━━━━━ Information shown ━━━━━

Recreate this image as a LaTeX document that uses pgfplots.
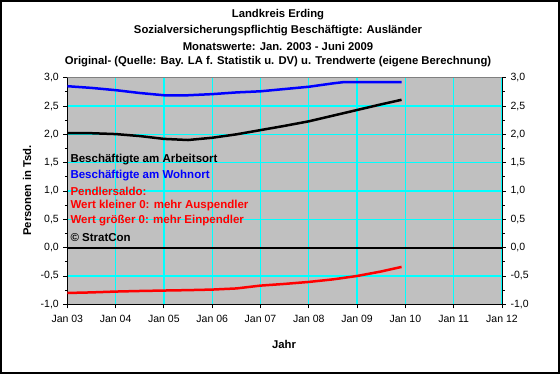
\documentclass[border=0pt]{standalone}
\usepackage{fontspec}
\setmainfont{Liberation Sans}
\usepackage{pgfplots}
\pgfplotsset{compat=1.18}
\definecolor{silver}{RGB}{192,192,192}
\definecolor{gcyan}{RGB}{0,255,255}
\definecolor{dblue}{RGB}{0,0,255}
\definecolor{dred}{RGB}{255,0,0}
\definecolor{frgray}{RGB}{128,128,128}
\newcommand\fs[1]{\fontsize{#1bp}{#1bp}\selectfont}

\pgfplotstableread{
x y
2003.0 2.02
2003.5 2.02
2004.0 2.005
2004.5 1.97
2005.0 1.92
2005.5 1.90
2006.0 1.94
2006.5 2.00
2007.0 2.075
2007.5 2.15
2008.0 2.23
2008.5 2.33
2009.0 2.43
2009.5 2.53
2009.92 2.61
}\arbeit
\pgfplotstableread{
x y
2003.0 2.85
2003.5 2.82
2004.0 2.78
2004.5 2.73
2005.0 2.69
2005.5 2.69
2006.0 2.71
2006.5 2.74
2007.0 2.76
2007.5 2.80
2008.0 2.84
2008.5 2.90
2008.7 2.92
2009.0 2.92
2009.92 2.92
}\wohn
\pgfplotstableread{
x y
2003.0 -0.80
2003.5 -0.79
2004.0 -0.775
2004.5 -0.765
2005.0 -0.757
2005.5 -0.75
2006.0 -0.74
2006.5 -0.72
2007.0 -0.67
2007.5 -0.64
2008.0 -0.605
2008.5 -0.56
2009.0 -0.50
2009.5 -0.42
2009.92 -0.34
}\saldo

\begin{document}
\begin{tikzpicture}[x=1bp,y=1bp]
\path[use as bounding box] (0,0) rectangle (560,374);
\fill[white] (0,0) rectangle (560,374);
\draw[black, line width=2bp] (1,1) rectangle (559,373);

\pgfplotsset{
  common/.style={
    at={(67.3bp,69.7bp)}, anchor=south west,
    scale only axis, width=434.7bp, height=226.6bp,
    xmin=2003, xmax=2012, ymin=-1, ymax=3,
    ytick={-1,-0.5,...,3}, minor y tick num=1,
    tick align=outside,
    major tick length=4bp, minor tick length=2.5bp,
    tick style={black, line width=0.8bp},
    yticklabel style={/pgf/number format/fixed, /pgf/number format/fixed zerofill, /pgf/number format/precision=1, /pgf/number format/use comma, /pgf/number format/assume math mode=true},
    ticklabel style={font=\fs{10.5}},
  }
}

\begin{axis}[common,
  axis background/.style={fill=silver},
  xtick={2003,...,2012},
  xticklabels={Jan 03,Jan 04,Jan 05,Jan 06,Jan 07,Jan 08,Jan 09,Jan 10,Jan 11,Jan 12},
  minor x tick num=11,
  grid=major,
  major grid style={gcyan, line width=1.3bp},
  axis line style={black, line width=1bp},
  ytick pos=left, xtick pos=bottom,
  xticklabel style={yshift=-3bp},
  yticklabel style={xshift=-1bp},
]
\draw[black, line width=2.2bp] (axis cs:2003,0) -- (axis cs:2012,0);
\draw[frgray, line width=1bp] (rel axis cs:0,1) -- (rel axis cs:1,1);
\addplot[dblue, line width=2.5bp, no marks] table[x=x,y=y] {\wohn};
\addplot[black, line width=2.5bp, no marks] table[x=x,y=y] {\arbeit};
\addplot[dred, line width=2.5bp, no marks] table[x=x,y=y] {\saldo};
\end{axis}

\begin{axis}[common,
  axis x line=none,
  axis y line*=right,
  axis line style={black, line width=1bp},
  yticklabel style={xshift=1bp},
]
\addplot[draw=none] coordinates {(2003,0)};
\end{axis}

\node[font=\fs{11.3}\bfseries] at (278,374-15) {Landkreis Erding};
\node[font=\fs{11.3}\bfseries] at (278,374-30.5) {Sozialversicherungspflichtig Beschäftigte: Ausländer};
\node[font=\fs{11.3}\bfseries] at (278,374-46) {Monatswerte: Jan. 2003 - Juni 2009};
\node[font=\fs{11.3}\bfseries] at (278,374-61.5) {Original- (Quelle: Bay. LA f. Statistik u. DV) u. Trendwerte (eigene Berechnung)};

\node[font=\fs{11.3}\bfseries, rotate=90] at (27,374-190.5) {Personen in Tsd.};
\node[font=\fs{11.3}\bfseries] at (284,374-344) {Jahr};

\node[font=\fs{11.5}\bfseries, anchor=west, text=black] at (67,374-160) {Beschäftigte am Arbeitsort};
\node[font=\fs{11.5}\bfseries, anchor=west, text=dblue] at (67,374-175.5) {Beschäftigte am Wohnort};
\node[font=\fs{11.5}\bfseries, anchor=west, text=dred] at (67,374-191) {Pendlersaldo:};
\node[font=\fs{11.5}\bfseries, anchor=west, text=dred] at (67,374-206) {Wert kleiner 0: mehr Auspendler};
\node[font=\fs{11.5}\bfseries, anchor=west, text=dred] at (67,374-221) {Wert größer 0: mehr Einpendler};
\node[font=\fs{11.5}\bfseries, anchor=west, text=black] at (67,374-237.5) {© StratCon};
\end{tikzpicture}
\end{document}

━━━━━

Every line of text is to be repeated exactly; pictures are left out.

Recreate this image as a LaTeX document that uses pgfplots.
\documentclass[border=0pt]{standalone}
\usepackage{fontspec}
\setmainfont{Liberation Sans}
\usepackage{pgfplots}
\pgfplotsset{compat=1.18}
\definecolor{silver}{RGB}{192,192,192}
\definecolor{gcyan}{RGB}{0,255,255}
\definecolor{dblue}{RGB}{0,0,255}
\definecolor{dred}{RGB}{255,0,0}
\definecolor{frgray}{RGB}{128,128,128}
\newcommand\fs[1]{\fontsize{#1bp}{#1bp}\selectfont}

\pgfplotstableread{
x y
2003.0 2.02
2003.5 2.02
2004.0 2.005
2004.5 1.97
2005.0 1.92
2005.5 1.90
2006.0 1.94
2006.5 2.00
2007.0 2.075
2007.5 2.15
2008.0 2.23
2008.5 2.33
2009.0 2.43
2009.5 2.53
2009.92 2.61
}\arbeit
\pgfplotstableread{
x y
2003.0 2.85
2003.5 2.82
2004.0 2.78
2004.5 2.73
2005.0 2.69
2005.5 2.69
2006.0 2.71
2006.5 2.74
2007.0 2.76
2007.5 2.80
2008.0 2.84
2008.5 2.90
2008.7 2.92
2009.0 2.92
2009.92 2.92
}\wohn
\pgfplotstableread{
x y
2003.0 -0.80
2003.5 -0.79
2004.0 -0.775
2004.5 -0.765
2005.0 -0.757
2005.5 -0.75
2006.0 -0.74
2006.5 -0.72
2007.0 -0.67
2007.5 -0.64
2008.0 -0.605
2008.5 -0.56
2009.0 -0.50
2009.5 -0.42
2009.92 -0.34
}\saldo

\begin{document}
\begin{tikzpicture}[x=1bp,y=1bp]
\path[use as bounding box] (0,0) rectangle (560,374);
\fill[white] (0,0) rectangle (560,374);
\draw[black, line width=2bp] (1,1) rectangle (559,373);

\pgfplotsset{
  common/.style={
    at={(67.3bp,69.7bp)}, anchor=south west,
    scale only axis, width=434.7bp, height=226.6bp,
    xmin=2003, xmax=2012, ymin=-1, ymax=3,
    ytick={-1,-0.5,...,3}, minor y tick num=1,
    tick align=outside,
    major tick length=4bp, minor tick length=2.5bp,
    tick style={black, line width=0.8bp},
    yticklabel style={/pgf/number format/fixed, /pgf/number format/fixed zerofill, /pgf/number format/precision=1, /pgf/number format/use comma, /pgf/number format/assume math mode=true},
    ticklabel style={font=\fs{10.5}},
  }
}

\begin{axis}[common,
  axis background/.style={fill=silver},
  xtick={2003,...,2012},
  xticklabels={Jan 03,Jan 04,Jan 05,Jan 06,Jan 07,Jan 08,Jan 09,Jan 10,Jan 11,Jan 12},
  minor x tick num=11,
  grid=major,
  major grid style={gcyan, line width=1.3bp},
  axis line style={black, line width=1bp},
  ytick pos=left, xtick pos=bottom,
  xticklabel style={yshift=-3bp},
  yticklabel style={xshift=-1bp},
]
\draw[black, line width=2.2bp] (axis cs:2003,0) -- (axis cs:2012,0);
\draw[frgray, line width=1bp] (rel axis cs:0,1) -- (rel axis cs:1,1);
\addplot[dblue, line width=2.5bp, no marks] table[x=x,y=y] {\wohn};
\addplot[black, line width=2.5bp, no marks] table[x=x,y=y] {\arbeit};
\addplot[dred, line width=2.5bp, no marks] table[x=x,y=y] {\saldo};
\end{axis}

\begin{axis}[common,
  axis x line=none,
  axis y line*=right,
  axis line style={black, line width=1bp},
  yticklabel style={xshift=1bp},
]
\addplot[draw=none] coordinates {(2003,0)};
\end{axis}

\node[font=\fs{11.3}\bfseries] at (278,374-15) {Landkreis Erding};
\node[font=\fs{11.3}\bfseries] at (278,374-30.5) {Sozialversicherungspflichtig Beschäftigte: Ausländer};
\node[font=\fs{11.3}\bfseries] at (278,374-46) {Monatswerte: Jan. 2003 - Juni 2009};
\node[font=\fs{11.3}\bfseries] at (278,374-61.5) {Original- (Quelle: Bay. LA f. Statistik u. DV) u. Trendwerte (eigene Berechnung)};

\node[font=\fs{11.3}\bfseries, rotate=90] at (27,374-190.5) {Personen in Tsd.};
\node[font=\fs{11.3}\bfseries] at (284,374-344) {Jahr};

\node[font=\fs{11.5}\bfseries, anchor=west, text=black] at (67,374-160) {Beschäftigte am Arbeitsort};
\node[font=\fs{11.5}\bfseries, anchor=west, text=dblue] at (67,374-175.5) {Beschäftigte am Wohnort};
\node[font=\fs{11.5}\bfseries, anchor=west, text=dred] at (67,374-191) {Pendlersaldo:};
\node[font=\fs{11.5}\bfseries, anchor=west, text=dred] at (67,374-206) {Wert kleiner 0: mehr Auspendler};
\node[font=\fs{11.5}\bfseries, anchor=west, text=dred] at (67,374-221) {Wert größer 0: mehr Einpendler};
\node[font=\fs{11.5}\bfseries, anchor=west, text=black] at (67,374-237.5) {© StratCon};
\end{tikzpicture}
\end{document}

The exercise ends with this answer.